Work required: Print, word for word, the opening line of the data below and every line after it through the line that contains "var ticksA = [0.1, 0.2, 0.5, 1, 2, 5, 10];", but not the pictures.

Source excerpt:

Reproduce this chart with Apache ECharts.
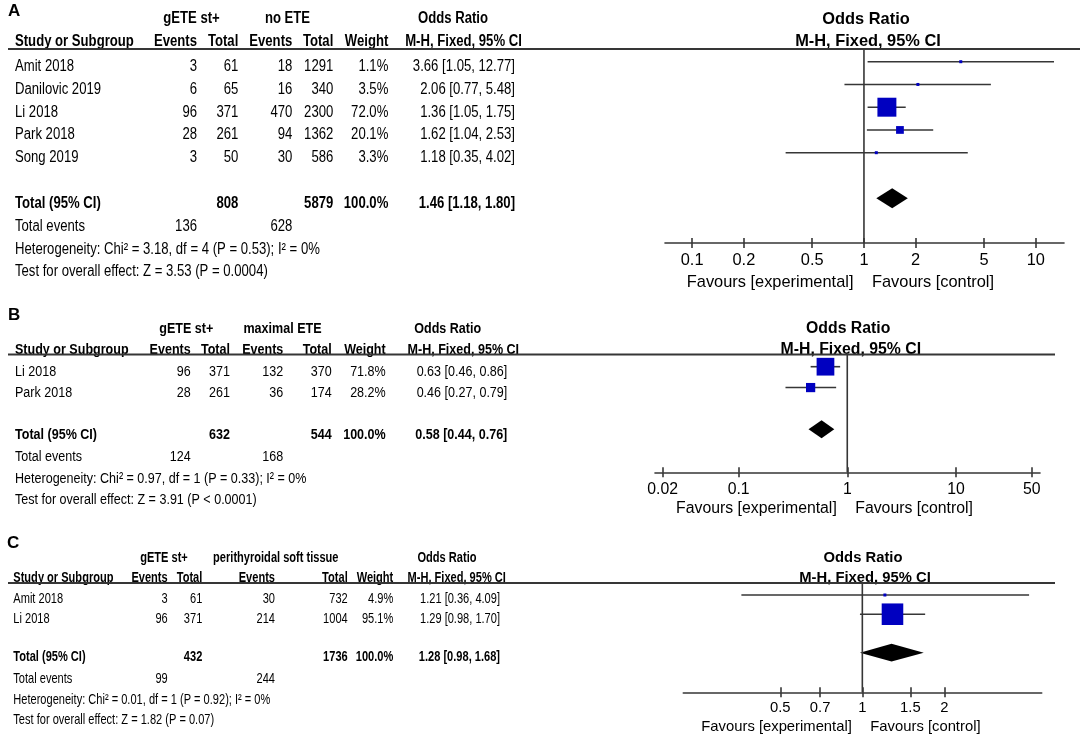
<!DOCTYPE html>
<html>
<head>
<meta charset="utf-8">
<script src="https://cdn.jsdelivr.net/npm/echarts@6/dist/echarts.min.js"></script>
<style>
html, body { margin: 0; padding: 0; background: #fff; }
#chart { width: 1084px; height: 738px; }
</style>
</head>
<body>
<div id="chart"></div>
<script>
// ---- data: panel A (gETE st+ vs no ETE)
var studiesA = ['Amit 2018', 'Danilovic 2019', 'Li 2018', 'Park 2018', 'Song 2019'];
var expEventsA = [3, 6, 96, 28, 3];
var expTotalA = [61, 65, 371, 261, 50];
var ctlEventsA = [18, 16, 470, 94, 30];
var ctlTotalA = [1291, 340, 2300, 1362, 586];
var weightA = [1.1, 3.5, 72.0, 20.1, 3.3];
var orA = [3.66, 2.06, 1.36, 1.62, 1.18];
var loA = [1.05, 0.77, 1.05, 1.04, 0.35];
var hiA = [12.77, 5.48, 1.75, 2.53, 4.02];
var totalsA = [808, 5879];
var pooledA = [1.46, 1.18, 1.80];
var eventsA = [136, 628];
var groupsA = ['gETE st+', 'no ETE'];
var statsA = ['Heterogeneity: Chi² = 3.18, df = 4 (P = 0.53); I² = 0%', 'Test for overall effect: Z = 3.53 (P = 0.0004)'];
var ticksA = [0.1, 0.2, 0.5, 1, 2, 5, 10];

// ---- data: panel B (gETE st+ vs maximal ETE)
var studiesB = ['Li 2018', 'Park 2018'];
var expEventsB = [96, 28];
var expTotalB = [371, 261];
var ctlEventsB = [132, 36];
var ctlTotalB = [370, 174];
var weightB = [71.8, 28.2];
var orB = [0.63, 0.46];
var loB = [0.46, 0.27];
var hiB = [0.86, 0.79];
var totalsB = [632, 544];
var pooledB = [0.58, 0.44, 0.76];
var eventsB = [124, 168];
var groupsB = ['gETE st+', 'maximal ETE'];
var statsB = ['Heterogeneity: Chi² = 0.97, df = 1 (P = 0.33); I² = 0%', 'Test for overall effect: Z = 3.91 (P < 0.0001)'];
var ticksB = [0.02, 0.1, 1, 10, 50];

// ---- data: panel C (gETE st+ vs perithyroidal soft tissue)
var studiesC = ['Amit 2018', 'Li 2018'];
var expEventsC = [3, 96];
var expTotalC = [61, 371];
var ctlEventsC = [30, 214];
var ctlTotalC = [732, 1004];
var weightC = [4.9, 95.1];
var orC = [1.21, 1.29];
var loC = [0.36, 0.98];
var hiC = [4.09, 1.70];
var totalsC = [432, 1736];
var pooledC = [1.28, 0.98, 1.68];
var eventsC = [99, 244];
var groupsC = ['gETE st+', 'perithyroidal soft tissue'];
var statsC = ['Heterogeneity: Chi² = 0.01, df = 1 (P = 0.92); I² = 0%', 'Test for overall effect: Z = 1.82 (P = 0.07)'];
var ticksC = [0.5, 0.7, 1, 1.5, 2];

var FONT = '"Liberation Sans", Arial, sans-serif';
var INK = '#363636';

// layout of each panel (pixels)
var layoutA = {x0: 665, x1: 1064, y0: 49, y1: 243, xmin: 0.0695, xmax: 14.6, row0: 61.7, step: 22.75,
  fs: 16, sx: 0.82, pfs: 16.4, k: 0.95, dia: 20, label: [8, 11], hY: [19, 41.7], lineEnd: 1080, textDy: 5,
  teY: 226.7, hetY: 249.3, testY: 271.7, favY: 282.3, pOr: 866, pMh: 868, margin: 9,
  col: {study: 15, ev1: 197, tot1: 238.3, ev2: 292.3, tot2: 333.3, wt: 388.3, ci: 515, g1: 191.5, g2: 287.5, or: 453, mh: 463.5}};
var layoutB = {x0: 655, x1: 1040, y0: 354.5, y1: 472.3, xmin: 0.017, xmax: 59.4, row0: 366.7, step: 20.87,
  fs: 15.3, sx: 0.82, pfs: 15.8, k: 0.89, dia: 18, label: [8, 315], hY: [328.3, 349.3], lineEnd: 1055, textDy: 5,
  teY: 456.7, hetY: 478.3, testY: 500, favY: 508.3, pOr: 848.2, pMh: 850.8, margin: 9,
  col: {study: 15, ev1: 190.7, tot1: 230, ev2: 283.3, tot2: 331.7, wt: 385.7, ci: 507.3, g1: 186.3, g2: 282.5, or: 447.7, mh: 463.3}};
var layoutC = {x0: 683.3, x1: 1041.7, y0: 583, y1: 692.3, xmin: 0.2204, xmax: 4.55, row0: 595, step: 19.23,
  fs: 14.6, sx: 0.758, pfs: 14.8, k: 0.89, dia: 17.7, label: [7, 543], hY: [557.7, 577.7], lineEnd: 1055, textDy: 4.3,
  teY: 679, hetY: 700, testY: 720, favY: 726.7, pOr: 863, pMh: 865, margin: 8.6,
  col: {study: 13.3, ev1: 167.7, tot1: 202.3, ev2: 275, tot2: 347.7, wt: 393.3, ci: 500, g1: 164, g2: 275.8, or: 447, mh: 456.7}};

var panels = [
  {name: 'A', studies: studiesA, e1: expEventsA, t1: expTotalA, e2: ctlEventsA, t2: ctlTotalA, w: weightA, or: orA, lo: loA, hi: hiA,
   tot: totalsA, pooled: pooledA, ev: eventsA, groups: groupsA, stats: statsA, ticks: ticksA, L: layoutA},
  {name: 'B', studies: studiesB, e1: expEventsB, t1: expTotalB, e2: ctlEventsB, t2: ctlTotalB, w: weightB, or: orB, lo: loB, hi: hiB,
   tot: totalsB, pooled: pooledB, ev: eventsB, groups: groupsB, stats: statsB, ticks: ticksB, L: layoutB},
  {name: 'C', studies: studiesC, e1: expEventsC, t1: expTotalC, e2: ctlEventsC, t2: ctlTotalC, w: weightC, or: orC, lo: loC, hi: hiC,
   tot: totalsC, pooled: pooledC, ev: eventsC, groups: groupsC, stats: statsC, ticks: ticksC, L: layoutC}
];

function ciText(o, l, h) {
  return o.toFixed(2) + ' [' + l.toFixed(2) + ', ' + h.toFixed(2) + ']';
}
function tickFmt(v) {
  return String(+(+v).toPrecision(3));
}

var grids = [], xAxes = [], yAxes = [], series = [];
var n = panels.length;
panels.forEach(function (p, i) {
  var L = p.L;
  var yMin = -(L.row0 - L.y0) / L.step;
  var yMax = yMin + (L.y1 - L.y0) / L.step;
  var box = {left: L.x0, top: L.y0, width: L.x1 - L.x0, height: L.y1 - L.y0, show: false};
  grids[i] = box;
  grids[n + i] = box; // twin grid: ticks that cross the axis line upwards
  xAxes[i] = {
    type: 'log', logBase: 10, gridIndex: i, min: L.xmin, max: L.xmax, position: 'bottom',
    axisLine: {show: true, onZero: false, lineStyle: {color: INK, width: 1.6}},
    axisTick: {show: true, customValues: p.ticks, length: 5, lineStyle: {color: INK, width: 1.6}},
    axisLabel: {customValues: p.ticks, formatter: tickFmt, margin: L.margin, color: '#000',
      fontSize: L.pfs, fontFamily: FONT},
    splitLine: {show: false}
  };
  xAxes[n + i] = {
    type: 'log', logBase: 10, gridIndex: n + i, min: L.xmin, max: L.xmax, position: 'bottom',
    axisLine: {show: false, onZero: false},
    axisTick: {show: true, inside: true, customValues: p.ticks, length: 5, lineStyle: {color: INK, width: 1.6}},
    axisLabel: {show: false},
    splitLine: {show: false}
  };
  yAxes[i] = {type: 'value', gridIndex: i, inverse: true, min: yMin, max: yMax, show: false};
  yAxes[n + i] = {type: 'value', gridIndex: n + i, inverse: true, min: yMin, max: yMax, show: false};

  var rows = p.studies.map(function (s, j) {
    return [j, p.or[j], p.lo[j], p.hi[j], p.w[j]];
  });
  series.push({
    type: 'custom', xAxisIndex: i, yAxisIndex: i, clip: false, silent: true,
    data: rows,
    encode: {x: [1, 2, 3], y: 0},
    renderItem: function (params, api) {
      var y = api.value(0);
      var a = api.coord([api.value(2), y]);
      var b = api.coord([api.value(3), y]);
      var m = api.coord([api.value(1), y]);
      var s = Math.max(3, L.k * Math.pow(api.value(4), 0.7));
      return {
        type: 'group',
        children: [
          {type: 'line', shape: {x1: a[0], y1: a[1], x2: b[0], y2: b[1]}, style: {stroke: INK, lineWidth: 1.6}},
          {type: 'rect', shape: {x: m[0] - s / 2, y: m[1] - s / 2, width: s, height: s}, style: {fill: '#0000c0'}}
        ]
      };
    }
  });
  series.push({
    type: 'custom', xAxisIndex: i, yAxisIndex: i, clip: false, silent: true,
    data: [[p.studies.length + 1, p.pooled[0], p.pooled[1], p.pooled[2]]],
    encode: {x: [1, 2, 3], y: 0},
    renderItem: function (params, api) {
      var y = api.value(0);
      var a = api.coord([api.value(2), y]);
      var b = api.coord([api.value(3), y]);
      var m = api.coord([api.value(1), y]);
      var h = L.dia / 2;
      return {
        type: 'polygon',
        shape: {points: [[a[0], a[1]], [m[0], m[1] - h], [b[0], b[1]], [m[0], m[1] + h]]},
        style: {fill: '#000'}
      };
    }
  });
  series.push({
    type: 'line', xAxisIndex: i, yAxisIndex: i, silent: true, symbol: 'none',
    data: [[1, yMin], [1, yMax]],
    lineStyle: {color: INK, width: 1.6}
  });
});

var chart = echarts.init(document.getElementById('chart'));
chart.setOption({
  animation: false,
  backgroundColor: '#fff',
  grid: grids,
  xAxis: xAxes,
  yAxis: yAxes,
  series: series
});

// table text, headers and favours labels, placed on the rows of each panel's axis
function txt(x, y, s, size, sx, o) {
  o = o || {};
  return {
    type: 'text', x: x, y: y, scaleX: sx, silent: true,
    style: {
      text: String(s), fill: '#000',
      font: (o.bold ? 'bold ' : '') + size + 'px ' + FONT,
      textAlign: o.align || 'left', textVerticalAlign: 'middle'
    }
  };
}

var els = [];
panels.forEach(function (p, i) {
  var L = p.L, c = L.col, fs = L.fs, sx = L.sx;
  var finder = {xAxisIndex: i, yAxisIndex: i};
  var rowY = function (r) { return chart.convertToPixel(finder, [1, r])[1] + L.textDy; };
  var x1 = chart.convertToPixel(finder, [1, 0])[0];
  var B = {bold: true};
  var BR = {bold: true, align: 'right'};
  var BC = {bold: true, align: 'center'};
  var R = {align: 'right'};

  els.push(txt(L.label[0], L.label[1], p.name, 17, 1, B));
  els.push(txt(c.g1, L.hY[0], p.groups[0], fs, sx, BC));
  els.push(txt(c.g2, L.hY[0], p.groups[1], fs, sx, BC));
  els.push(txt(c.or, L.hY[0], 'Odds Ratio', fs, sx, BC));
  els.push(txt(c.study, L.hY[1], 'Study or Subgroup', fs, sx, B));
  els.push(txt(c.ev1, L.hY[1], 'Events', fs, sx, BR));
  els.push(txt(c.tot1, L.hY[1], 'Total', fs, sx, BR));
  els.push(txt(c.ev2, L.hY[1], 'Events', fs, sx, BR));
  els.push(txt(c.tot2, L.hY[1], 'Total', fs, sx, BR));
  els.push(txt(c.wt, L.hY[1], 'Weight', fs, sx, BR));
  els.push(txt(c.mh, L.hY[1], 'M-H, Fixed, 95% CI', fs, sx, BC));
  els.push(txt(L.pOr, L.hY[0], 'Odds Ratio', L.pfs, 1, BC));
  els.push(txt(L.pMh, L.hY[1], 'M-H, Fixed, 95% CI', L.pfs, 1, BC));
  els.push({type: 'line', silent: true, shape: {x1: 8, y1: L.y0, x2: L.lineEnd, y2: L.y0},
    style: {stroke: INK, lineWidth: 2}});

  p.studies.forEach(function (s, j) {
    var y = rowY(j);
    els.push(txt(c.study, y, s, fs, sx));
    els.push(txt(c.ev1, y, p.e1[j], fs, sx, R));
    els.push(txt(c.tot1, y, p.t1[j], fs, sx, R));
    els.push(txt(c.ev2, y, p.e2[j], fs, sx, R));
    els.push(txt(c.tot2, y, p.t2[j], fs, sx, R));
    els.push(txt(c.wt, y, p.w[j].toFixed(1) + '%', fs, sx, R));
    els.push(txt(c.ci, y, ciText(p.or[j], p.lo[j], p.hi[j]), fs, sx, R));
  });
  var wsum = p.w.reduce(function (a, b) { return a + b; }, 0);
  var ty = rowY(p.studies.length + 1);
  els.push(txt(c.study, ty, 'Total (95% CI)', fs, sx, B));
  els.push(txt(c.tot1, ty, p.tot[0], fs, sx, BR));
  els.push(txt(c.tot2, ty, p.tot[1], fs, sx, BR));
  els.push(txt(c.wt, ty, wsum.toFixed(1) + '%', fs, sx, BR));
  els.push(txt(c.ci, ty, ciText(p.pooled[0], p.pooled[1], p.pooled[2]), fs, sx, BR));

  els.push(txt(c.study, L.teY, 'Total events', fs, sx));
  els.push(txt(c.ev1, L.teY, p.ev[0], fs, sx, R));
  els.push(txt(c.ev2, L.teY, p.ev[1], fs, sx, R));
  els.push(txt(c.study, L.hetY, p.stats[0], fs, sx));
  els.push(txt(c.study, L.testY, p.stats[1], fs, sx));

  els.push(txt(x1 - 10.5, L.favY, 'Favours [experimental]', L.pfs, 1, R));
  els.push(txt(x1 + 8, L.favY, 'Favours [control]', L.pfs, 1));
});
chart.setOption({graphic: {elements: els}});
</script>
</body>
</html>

Exercise result:
Reproduce this chart with Apache ECharts.
<!DOCTYPE html>
<html>
<head>
<meta charset="utf-8">
<script src="https://cdn.jsdelivr.net/npm/echarts@6/dist/echarts.min.js"></script>
<style>
html, body { margin: 0; padding: 0; background: #fff; }
#chart { width: 1084px; height: 738px; }
</style>
</head>
<body>
<div id="chart"></div>
<script>
// ---- data: panel A (gETE st+ vs no ETE)
var studiesA = ['Amit 2018', 'Danilovic 2019', 'Li 2018', 'Park 2018', 'Song 2019'];
var expEventsA = [3, 6, 96, 28, 3];
var expTotalA = [61, 65, 371, 261, 50];
var ctlEventsA = [18, 16, 470, 94, 30];
var ctlTotalA = [1291, 340, 2300, 1362, 586];
var weightA = [1.1, 3.5, 72.0, 20.1, 3.3];
var orA = [3.66, 2.06, 1.36, 1.62, 1.18];
var loA = [1.05, 0.77, 1.05, 1.04, 0.35];
var hiA = [12.77, 5.48, 1.75, 2.53, 4.02];
var totalsA = [808, 5879];
var pooledA = [1.46, 1.18, 1.80];
var eventsA = [136, 628];
var groupsA = ['gETE st+', 'no ETE'];
var statsA = ['Heterogeneity: Chi² = 3.18, df = 4 (P = 0.53); I² = 0%', 'Test for overall effect: Z = 3.53 (P = 0.0004)'];
var ticksA = [0.1, 0.2, 0.5, 1, 2, 5, 10];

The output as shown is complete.